Another dimension of this evolving system is the role of algorithmic trading and automated financial systems. Modern markets are increasingly driven by algorithmic models that respond to data inputs in real time. These systems may interpret geopolitical signals without contextual understanding leading to rapid and sometimes exaggerated market movements. This technological layer adds a new level of complexity to the relationship between finance and geopolitics by introducing non human actors into the feedback loop between markets and policy.

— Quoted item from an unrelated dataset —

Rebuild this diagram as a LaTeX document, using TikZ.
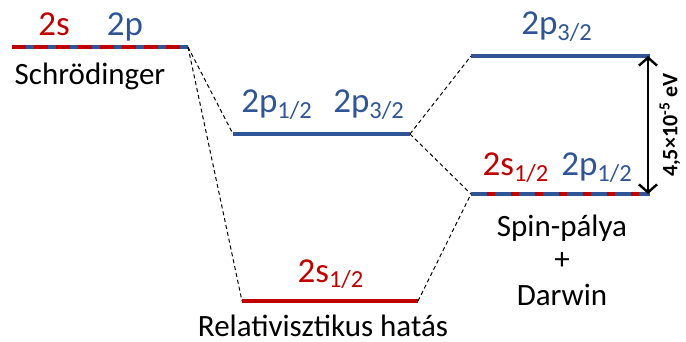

Pakistan’s position within this system is shaped by its integration into global financial perception networks rather than its direct influence on markets. As part of broader emerging market risk calculations developments in Pakistan can contribute to regional risk premiums especially when linked to broader geopolitical tensions. This indirect influence underscores how even states with limited financial market power can become part of global economic signaling systems when they are embedded in strategically sensitive regions.
The broader implication of financialized geopolitics is the gradual erosion of clear boundaries between economic governance and security governance. Decisions that were once made primarily on strategic grounds are now filtered through financial risk assessments. This does not eliminate traditional power politics but overlays it with an additional layer of economic constraint. As a result global governance becomes increasingly hybrid in nature combining elements of military strategy diplomatic negotiation and financial regulation.
The future trajectory of this system remains uncertain. If financial markets continue to gain influence over geopolitical decision making they may enhance global stability by penalizing escalation and rewarding predictability. However they may also increase systemic fragility by amplifying volatility and creating rapid transmission channels for geopolitical shocks. The balance between these outcomes will depend on the resilience of financial institutions and the ability of policymakers to interpret and manage market signals effectively.
Ultimately the rise of markets as battlefield signals reflects a deeper transformation in the nature of power in the international system. Power is no longer concentrated solely in military or diplomatic institutions but distributed across interconnected financial networks that continuously interpret and respond to global events. The United States remains central to this system but no longer operates above it. Instead, it is embedded within it subject to its signal’s constraints and feedback loops.
In this emerging order Pakistan’s relevance is not defined by financial dominance but by its position within the broader geopolitical narratives that influence market perception. As financial systems become more integrated with security dynamics even peripheral actors contribute to the overall structure of global risk interpretation. The result is a world in which war and peace are increasingly mediated not only by states and institutions but also by the continuous movement of capital itself.